Hey, you watch this movie and try to sum it up better.
THE NINES comes to us from the apparently warped mind of John August (BIG FISH, GO), who writes and makes his directing debut. The script has its clever points (perhaps Reynold’s green string bracelet will bring up some theories?) and I dug the thematic mix of existentialism and metaphysics, which he managed to quietly include without beating you over the cerebral cortex. It’s definitely not lacking in creativity either, with August using anything and everything to toy with the viewer, from random musical numbers to fourth wall breaking to Ryan Reynolds losing his belly button. Even if some of the more experimental stuff is a bit too out there (I didn’t mind the singing, but wasn’t 100% sold on it either), I’ll give the guy points for trying.
August’s direction is also fairly strong, with each of the three sections having its own visual style and feel. (The second part is based on his own personal experience writing for TV and feels quite honest about the “tougher” parts of the industry.) He also pulls together some talented folks to help sell the whole shebang. I’ve always dug Ryan Reynolds as an actor, whether comedic or serious, and he’s fantastic here playing three very different roles. Same goes for Hope Davis and Melissa McCarthy. I wasn’t familiar with McCarthy before this, but was pleasantly surprised by her performance.
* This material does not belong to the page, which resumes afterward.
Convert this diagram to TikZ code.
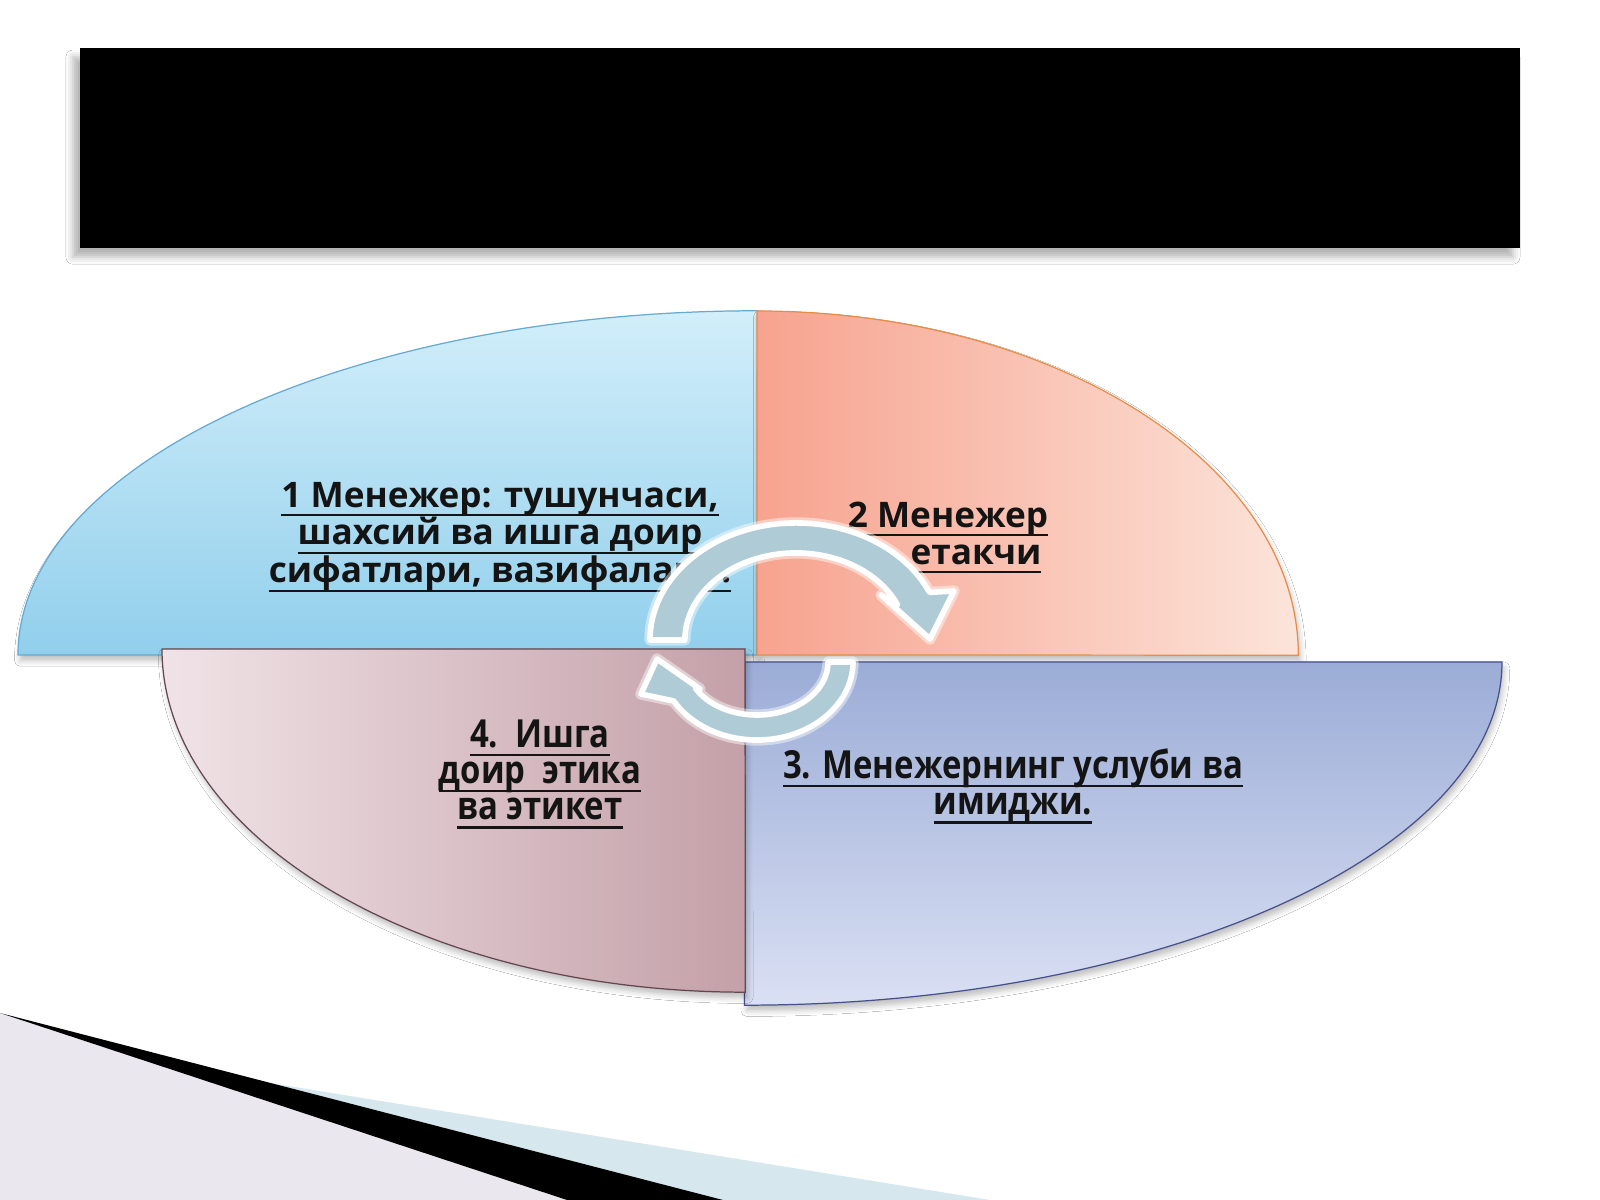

The pace slows a bit in the second act, mainly due to the change in format, but August keeps the mystery chugging along. The end itself works, with the outcome being interesting and not what I expected. It answered a lot of questions, almost to the point of being too straightforward (if you pay attention, that may be an intentional choice), but I still felt satisfied with the conclusion. In this day and age it’s always nice to be able to appreciate something original, which is a great word to describe THE NINES.
Commentary by John August and Ryan Reynolds: Apparently, this was originally recorded for downloading and listening via MP3 player in the theaters. And for some reason it doesn’t synch up perfectly to the film (there’s a ten seconds late gap), which can get annoying. Still there’s a lot of information on here and Reynolds is a funny guy, so it might be worth sucking it up.
Commentary by John August, Melissa McCarthy and editor Douglas Crise: Honestly, a lot of what’s said by August is repeated info from the other commentary. And as peppy and pleasant as McCarthy is to listen to, I’m not sure it was worth it.
Deleted Scenes (13:01): A few more pieces of the puzzle (though rightfully cut), with optional commentary by August. One scene does directly bring up String Theory, which is very subtly hinted at in the movie. (If you don’t already know what String Theory is, don’t Wiki it. It’ll give you a headache.)
Summing Up THE NINES (14:22): This is a general behind the scenes feature, with August and co. taking you through the film conceptually and physically. It does give away a few hints, so make sure you watch it post-viewing.
“GOD” Short Film (11:24): An amusing short from August starring Melissa McCarthy as a girl who’s friends with God and feels his wrath when things turn sour. It’s a little student-filmy, but does feature some vague connections to THE NINES, so it might be worth your time if you liked the movie.
Script to Storyboard to Screen Comparisons (5:25): A split screen demo of the opening scene. I liked the scene itself, but nothing really warranted such specific treatment.
There’s also a Photo Gallery and Previews.
Extra Tidbit: The house used in the first two acts is John August’s real house. Which is amusing since Ryan Reynolds spanks it on his couch.